You are viewing a plain text version of this content. The canonical link for it is here.
Posted to solr-user@lucene.apache.org by alexander sulz <a....@digiconcept.net> on 2010/10/05 21:25:20 UTC

Umlaut in facet name attribute

  Good Evening and Morning.

I noticed that if I do a facet search on a field which value contains 
umlaute (öäü),
the facet list returned converted the value of the field into a normal 
character (oau)..

How do I precent this from happening?

I cant seem to find the configuration for faceting in theschema or 
config xml files.

thx
  alex

Re: Re: Umlaut in facet name attribute

Posted by Lance Norskog <go...@gmail.com>.
Faceting on analyzed text can eat a lot of RAM. This strategy might not scale.

On Tue, Oct 5, 2010 at 4:00 PM, Savvas-Andreas Moysidis
<sa...@googlemail.com> wrote:
> Good point,
>
> so you could have an unanalyzed counterpart field set with a <copyfield />
> and facet on that..
>
> On 5 October 2010 23:49, Markus Jelsma <ma...@buyways.nl> wrote:
>
>> It is a good practice (for many cases as seen on the list) to search
>> (usually with fq) on analzyed fields but return the facet list based on the
>> unanalyzed counterparts.
>>
>> -----Original message-----
>> From: Savvas-Andreas Moysidis <sa...@googlemail.com>
>> Sent: Wed 06-10-2010 00:46
>> To: solr-user@lucene.apache.org;
>> Subject: Re: Umlaut in facet name attribute
>>
>> Hello,
>>
>> It seems that your analysis process removes punctuation and therefore
>> indexes terms without it. What you see in the faceted result is the text
>> that has been indexed.
>>
>> If you select a Tokenizer/Token Filter which preserves punctuation you
>> should be able to see what you want.
>>
>> Cheers,
>> -- Savvas
>>
>> On 5 October 2010 20:25, alexander sulz <a....@digiconcept.net> wrote:
>>
>> >  Good Evening and Morning.
>> >
>> > I noticed that if I do a facet search on a field which value contains
>> > umlaute (öäü),
>> > the facet list returned converted the value of the field into a normal
>> > character (oau)..
>> >
>> > How do I precent this from happening?
>> >
>> > I cant seem to find the configuration for faceting in theschema or config
>> > xml files.
>> >
>> > thx
>> >  alex
>> >
>>
>



-- 
Lance Norskog
goksron@gmail.com

Re: Re: Umlaut in facet name attribute

Posted by Savvas-Andreas Moysidis <sa...@googlemail.com>.
Good point,

so you could have an unanalyzed counterpart field set with a <copyfield />
and facet on that..

On 5 October 2010 23:49, Markus Jelsma <ma...@buyways.nl> wrote:

> It is a good practice (for many cases as seen on the list) to search
> (usually with fq) on analzyed fields but return the facet list based on the
> unanalyzed counterparts.
>
> -----Original message-----
> From: Savvas-Andreas Moysidis <sa...@googlemail.com>
> Sent: Wed 06-10-2010 00:46
> To: solr-user@lucene.apache.org;
> Subject: Re: Umlaut in facet name attribute
>
> Hello,
>
> It seems that your analysis process removes punctuation and therefore
> indexes terms without it.

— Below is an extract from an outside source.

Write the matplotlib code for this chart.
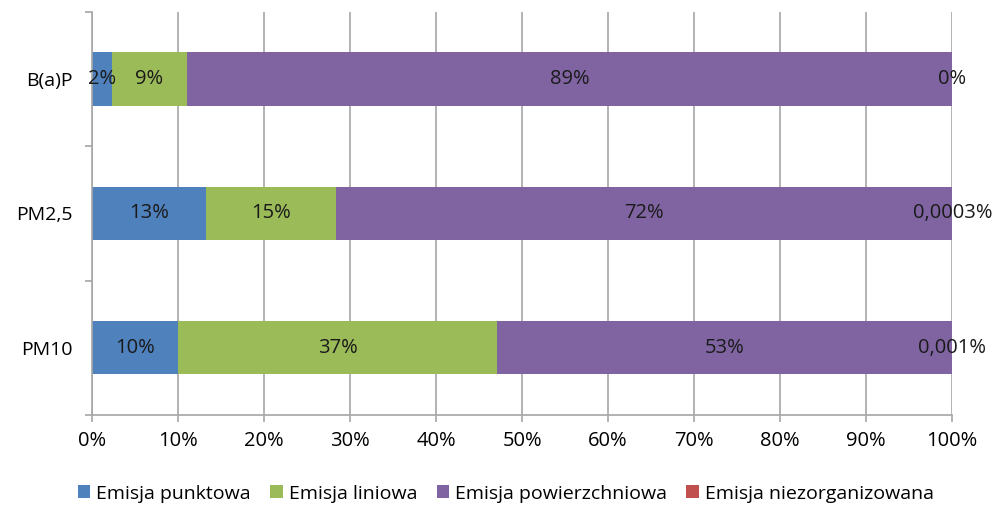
import matplotlib.pyplot as plt
from matplotlib.ticker import FixedLocator, PercentFormatter

plt.rcParams['font.family'] = ['Open Sans', 'DejaVu Sans']

categories = ["PM10", "PM2,5", "B(a)P"]
series = ["Emisja punktowa", "Emisja liniowa", "Emisja powierzchniowa", "Emisja niezorganizowana"]
colors = ["#4F81BD", "#9BBB59", "#8064A2", "#C0504D"]

punktowa = [10.0, 13.2, 2.3]
liniowa = [37.1, 15.2, 8.75]
powierzchniowa = [52.899, 71.5997, 88.95]
niezorganizowana = [0.001, 0.0003, 0.0]

labels = [
    ["10%", "13%", "2%"],
    ["37%", "15%", "9%"],
    ["53%", "72%", "89%"],
    ["0,001%", "0,0003%", "0%"],
]

values = [punktowa, liniowa, powierzchniowa, niezorganizowana]

fig, ax = plt.subplots(figsize=(9.94, 5.07), dpi=100)
fig.subplots_adjust(left=0.0925, right=0.958, top=0.976, bottom=0.182)

left = [0.0] * len(categories)
for vals, name, col, labs in zip(values, series, colors, labels):
    bars = ax.barh(categories, vals, left=left, height=0.4, color=col, label=name, zorder=2)
    ax.bar_label(bars, labels=labs, label_type="center", fontsize=14.5, color="#1a1a1a", zorder=3)
    left = [a + b for a, b in zip(left, vals)]

ax.set_xlim(0, 100)
ax.set_ylim(-0.5, 2.5)
ax.set_xticks(range(0, 101, 10))
ax.xaxis.set_major_formatter(PercentFormatter(decimals=0))
ax.grid(axis="x", color="#A6A6A6", linewidth=1.2, zorder=0)
ax.set_axisbelow(True)

ax.yaxis.set_minor_locator(FixedLocator([-0.5, 0.5, 1.5, 2.5]))
ax.tick_params(axis="y", which="major", length=0, labelsize=14, pad=14)
ax.tick_params(axis="y", which="minor", length=5, color="#A6A6A6", width=1.2)
ax.tick_params(axis="x", length=5, color="#A6A6A6", width=1.2, labelsize=14.5, pad=7)

for s in ["top", "right"]:
    ax.spines[s].set_visible(False)
for s in ["left", "bottom"]:
    ax.spines[s].set_color("#A6A6A6")
    ax.spines[s].set_linewidth(1.2)

ax.legend(loc="upper center", bbox_to_anchor=(0.481, -0.13), ncol=4, frameon=False,
          fontsize=14, handlelength=0.65, handleheight=0.65, handletextpad=0.3, columnspacing=1.0)

plt.savefig("out.png", dpi=100)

What you see in the faceted result is the text
> that has been indexed.
>
> If you select a Tokenizer/Token Filter which preserves punctuation you
> should be able to see what you want.
>
> Cheers,
> -- Savvas
>
> On 5 October 2010 20:25, alexander sulz <a....@digiconcept.net> wrote:
>
> >  Good Evening and Morning.
> >
> > I noticed that if I do a facet search on a field which value contains
> > umlaute (öäü),
> > the facet list returned converted the value of the field into a normal
> > character (oau)..
> >
> > How do I precent this from happening?
> >
> > I cant seem to find the configuration for faceting in theschema or config
> > xml files.
> >
> > thx
> >  alex
> >
>

RE: Re: Umlaut in facet name attribute

Posted by Markus Jelsma <ma...@buyways.nl>.
It is a good practice (for many cases as seen on the list) to search (usually with fq) on analzyed fields but return the facet list based on the unanalyzed counterparts.
 
-----Original message-----
From: Savvas-Andreas Moysidis <sa...@googlemail.com>
Sent: Wed 06-10-2010 00:46
To: solr-user@lucene.apache.org; 
Subject: Re: Umlaut in facet name attribute

Hello,

It seems that your analysis process removes punctuation and therefore
indexes terms without it. What you see in the faceted result is the text
that has been indexed.

If you select a Tokenizer/Token Filter which preserves punctuation you
should be able to see what you want.

Cheers,
-- Savvas

On 5 October 2010 20:25, alexander sulz <a....@digiconcept.net> wrote:

>  Good Evening and Morning.
>
> I noticed that if I do a facet search on a field which value contains
> umlaute (öäü),
> the facet list returned converted the value of the field into a normal
> character (oau)..
>
> How do I precent this from happening?
>
> I cant seem to find the configuration for faceting in theschema or config
> xml files.
>
> thx
>  alex
>

Re: Umlaut in facet name attribute

Posted by Savvas-Andreas Moysidis <sa...@googlemail.com>.
Hello,

It seems that your analysis process removes punctuation and therefore
indexes terms without it. What you see in the faceted result is the text
that has been indexed.

If you select a Tokenizer/Token Filter which preserves punctuation you
should be able to see what you want.

Cheers,
-- Savvas

On 5 October 2010 20:25, alexander sulz <a....@digiconcept.net> wrote:

>  Good Evening and Morning.
>
> I noticed that if I do a facet search on a field which value contains
> umlaute (öäü),
> the facet list returned converted the value of the field into a normal
> character (oau)..
>
> How do I precent this from happening?
>
> I cant seem to find the configuration for faceting in theschema or config
> xml files.
>
> thx
>  alex
>